February 13, 2011
|Miroslav Holub, 1923-1998|
Without a doubt my favourite scientist-poet, Miroslav Holub, was an immunologist by vocation and poet in his spare time. He considered his poetry very much a pastime but I personally find his work exceptional. I thought I would share my favourite poem with you.
To think I might have been dead,
he said to himself, ashamed, as if this were
a curse of the heart, raising a bundle of bones
to a man’s height. As if it were suddenly
forbidden to touch even words that had dropped to the ground.
Besides, he was afraid of finding
his body in a metal press.Embarrassing
down to the capillaries.
the tram stood jammed above him
like an icebreaker’s prow and all that was left of the car
was a grotesque pretzel with a chunk bitten off
by the dentures of a demented angel.
Something dark was dripping on the rails,
and a strikingly pale wind was leafing
through a book still warm.
People were forming a circle and with deaf-mute
sympathy awaited the play’s catharsis,
like maggots emerging from
under the wings of a beheaded chicken.
From afar came the approaching wail of sirens,
congealing in the jinxed air-conditioning of that day
and that minute. Dewdrops were falling
on the back of the neck like remnants of
atmospheric dignity. Embarrassing down to the capillaries.
No, thank you, he said, I’ll wait;
for a silent film had started to run
without subtitles, without colour and without answers.
And what about the magnetic monopoles
escaping seconds after the Big Bang,
protons violating the irreversibility of the flow of time?
What about the giant molecular clouds
under the galaxy’s shoulders, conceiving
the embryos of stars?
What about the loneliness of the first genes
accumulating amino acids in shallow primeval pools
at the expense of entropic usurers?
What about the desiccated starfish
like proto-eagles’ talons dug into the bed
of a vanishing sea?
What about the mortal migrations of birds
observing the sun’s inclination
and the roar of sex hormones?
What about the caged half-crazed
orang-utan who vomits because
he has nothing else to do?
What about the mice which for a thousand years
have learned to sing and the frogs balancing
on one leg like the thigh
of a beauty queen from Mesopotamia?
What about poetry, an enterprise
so disorderly it twists the rulers
and increases the squint of school inspectors?

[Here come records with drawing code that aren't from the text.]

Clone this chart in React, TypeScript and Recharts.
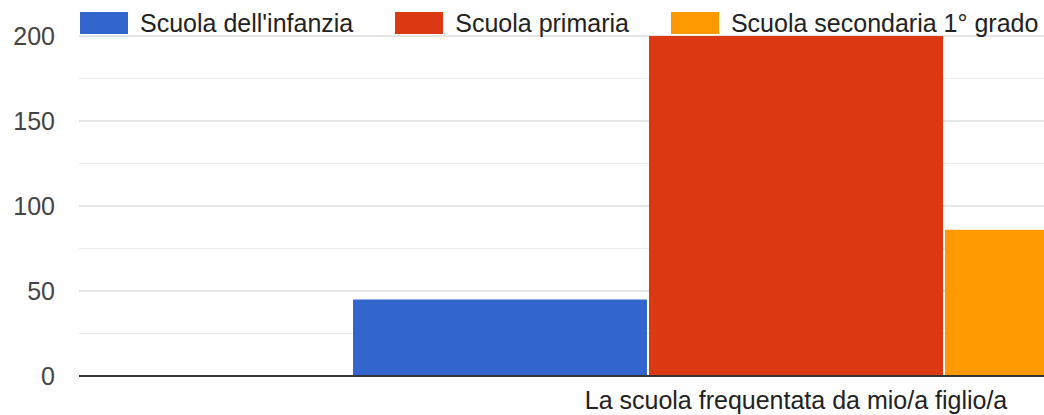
import { BarChart, Bar, XAxis, YAxis, CartesianGrid } from "recharts";

const categories = ["La scuola frequentata da mio/a figlio/a"];
const seriesNames = [
  "Scuola dell'infanzia",
  "Scuola primaria",
  "Scuola secondaria 1° grado",
];
const seriesKeys = ["infanzia", "primaria", "secondaria"];
const seriesColors = ["#3366cc", "#dc3912", "#ff9900"];
const infanzia = [45];
const primaria = [200];
const secondaria = [86];
const yTicks = [0, 50, 100, 150, 200];
const minorTicks = [25, 75, 125, 175];

const data = categories.map((name, i) => ({
  name,
  infanzia: infanzia[i],
  primaria: primaria[i],
  secondaria: secondaria[i],
}));

const FONT = "'Liberation Sans', Arial, sans-serif";

function ChartLegend() {
  return (
    <div
      style={{
        position: "absolute",
        top: 12,
        left: 80,
        display: "flex",
        alignItems: "center",
        fontFamily: FONT,
        fontSize: 25,
        color: "#222",
        whiteSpace: "nowrap",
      }}
    >
      {seriesNames.map((n, i) => (
        <div
          key={n}
          style={{ display: "flex", alignItems: "center", marginRight: 42 }}
        >
          <div
            style={{
              width: 48,
              height: 22,
              background: seriesColors[i],
              marginRight: 12,
            }}
          />
          <span style={{ lineHeight: "22px", background: "#fff" }}>{n}</span>
        </div>
      ))}
    </div>
  );
}

export default function App() {
  return (
    <div
      style={{
        position: "fixed",
        left: 0,
        top: 0,
        width: 1044,
        height: 415,
        overflow: "hidden",
        background: "#fff",
      }}
    >
      <BarChart
        width={1513}
        height={415}
        data={data}
        margin={{ top: 36, right: 0, bottom: 0, left: 0 }}
        barCategoryGap={274}
        barGap={2}
      >
        <CartesianGrid
          vertical={false}
          stroke="#ebebeb"
          horizontalValues={minorTicks}
        />
        <CartesianGrid vertical={false} stroke="#cccccc" />
        <XAxis
          dataKey="name"
          height={39}
          tickLine={false}
          tickSize={0}
          tickMargin={15}
          axisLine={{ stroke: "#333", strokeWidth: 2 }}
          tick={{ fill: "#222", fontSize: 25, fontFamily: FONT }}
        />
        <YAxis
          width={79}
          domain={[0, 200]}
          ticks={yTicks}
          axisLine={false}
          tickLine={false}
          tickSize={0}
          tickMargin={24}
          tick={{ fill: "#444", fontSize: 25, fontFamily: FONT }}
        />
        {seriesKeys.map((k, i) => (
          <Bar
            key={k}
            dataKey={k}
            name={seriesNames[i]}
            fill={seriesColors[i]}
            isAnimationActive={false}
          />
        ))}
      </BarChart>
      <ChartLegend />
    </div>
  );
}
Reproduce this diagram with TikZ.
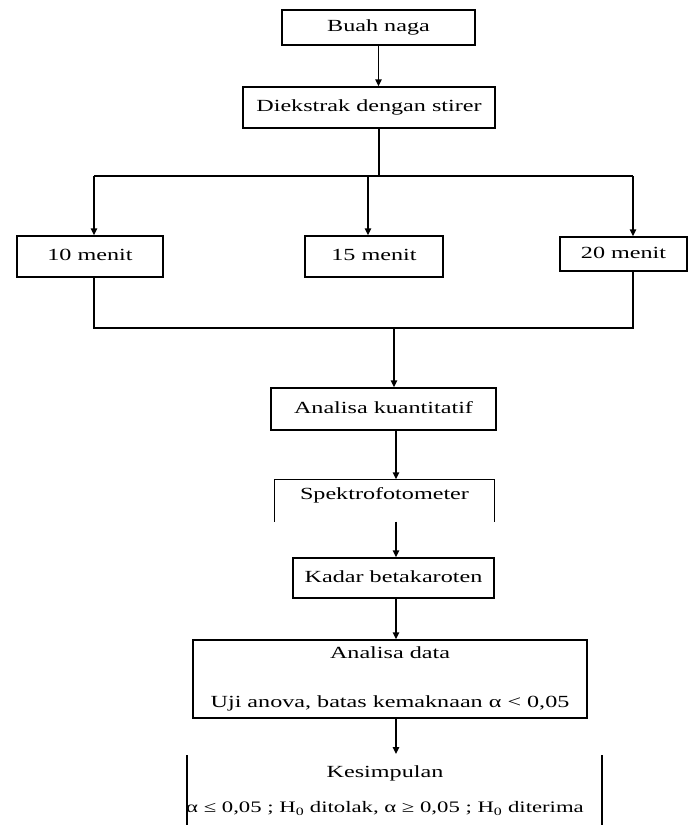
\documentclass[tikz,border=0pt]{standalone}
\usepackage{fontspec}
\setmainfont[FakeStretch=1.42]{Liberation Serif}
\usetikzlibrary{calc}
\usetikzlibrary{arrows.meta}

\begin{document}
\begin{tikzpicture}[x=1pt,y=-1pt,line width=1.4pt,
  font=\fontsize{17}{20}\selectfont,
  box/.style={draw,inner sep=0pt,text height=12pt,text depth=4pt},
  arr/.style={-{Triangle[width=6.5pt,length=7pt]}}]
\useasboundingbox (0,0) rectangle (689,825);

\node[box,minimum width=193pt,minimum height=35pt] (buah) at (378.5,27.5) {Buah naga};
\node[box,minimum width=252pt,minimum height=41pt] (ekstrak) at (369,107.5) {Diekstrak dengan stirer};
\node[box,minimum width=146pt,minimum height=41pt] (m10) at (90,256.5) {10 menit};
\node[box,minimum width=138pt,minimum height=41pt] (m15) at (374,256.5) {15 menit};
\node[box,minimum width=127pt,minimum height=34pt] (m20) at (623.5,254) {20 menit};
\node[box,minimum width=225pt,minimum height=42pt] (kuanti) at (383.5,409) {Analisa kuantitatif};
\node[inner sep=0pt,minimum width=219pt,minimum height=41pt,text height=12pt,text depth=15pt] (spek) at (384.5,500.5) {Spektrofotometer};
\node[box,minimum width=201pt,minimum height=40pt] (kadar) at (393.5,578) {Kadar betakaroten};
\node[draw,inner sep=0pt,minimum width=394pt,minimum height=78pt,align=center] (data) at (390,679) {Analisa data\\[29pt]Uji anova, batas kemaknaan α < 0,05};
\node[inner sep=0pt,align=center] (simpul) at (385,790.5) {Kesimpulan\\[15pt]{\fontsize{16}{20}\selectfont α ≤ 0,05 ; H\textsubscript{0} ditolak, α ≥ 0,05 ; H\textsubscript{0} diterima}};

% split to the three times
\coordinate (sp) at (379,176);
\coordinate (s10) at (94,176);
\coordinate (s15) at (368,176);
\coordinate (s20) at (633,176);
% join below them
\coordinate (j10) at (94,328);
\coordinate (jm) at (394,328);
\coordinate (j20) at (633,328);
\coordinate (ax) at (396,0);
\coordinate (kt) at (396,754);

\draw[arr] (buah.south) -- (buah.south |- ekstrak.north);
\draw (ekstrak.south -| sp) -- (sp);
\draw (s10) -- (s20);
\draw[arr] (s10) -- (s10 |- m10.north);
\draw[arr] (s15) -- (s15 |- m15.north);
\draw[arr] (s20) -- (s20 |- m20.north);
\draw (s10 |- m10.south) -- (j10) -- (j20) -- (s20 |- m20.south);
\draw[arr] (jm) -- (jm |- kuanti.north);
\draw[arr] (kuanti.south -| ax) -- (spek.north -| ax);
\draw (spek.south west) -- (spek.north west) -- (spek.north east) -- (spek.south east);
\draw[arr] (spek.south -| ax) -- (kadar.north -| ax);
\draw[arr] (kadar.south -| ax) -- (data.north -| ax);
\draw[arr] (data.south -| ax) -- (kt);
\draw (187,755) -- (187,826);
\draw (602,755) -- (602,826);
\end{tikzpicture}
\end{document}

And what about the little girl
in the leukemia ward who, on the toilet,
tried to show what kind of moustache the kind doctor has,
but as her skinny sticks of hands let go of
the edge of the bowl, she falls in and so
tried again and again?
And what about the weak-kneed intellectual,
the professor who understood the approximate universe
but forgot the traffic rules?
No, thank you, he said to some uniform,
I don’t need anything. My papers are in my pocket
but I can’t reach there. And he tried
to smile a little at this embarrassment of complicated creation.
It’s all my fault, he said,
And then he died.
By Miroslav Holub
Another of my favourites is Interferon but it’s a weighty tome and this isn’t the place to showcase it, however, if you like this little taster of his work I am in no doubt you would enjoy his translations, a particular favourite of mine is the book Poems Before and After: Collected English Translations, it is insanely brilliant.
While we’re at it, and if you do nothing else after reading this, may I please recommend you check out Brief Thoughts on Cracks and if you don’t like his work after that then I give up my case, please continue you with your day.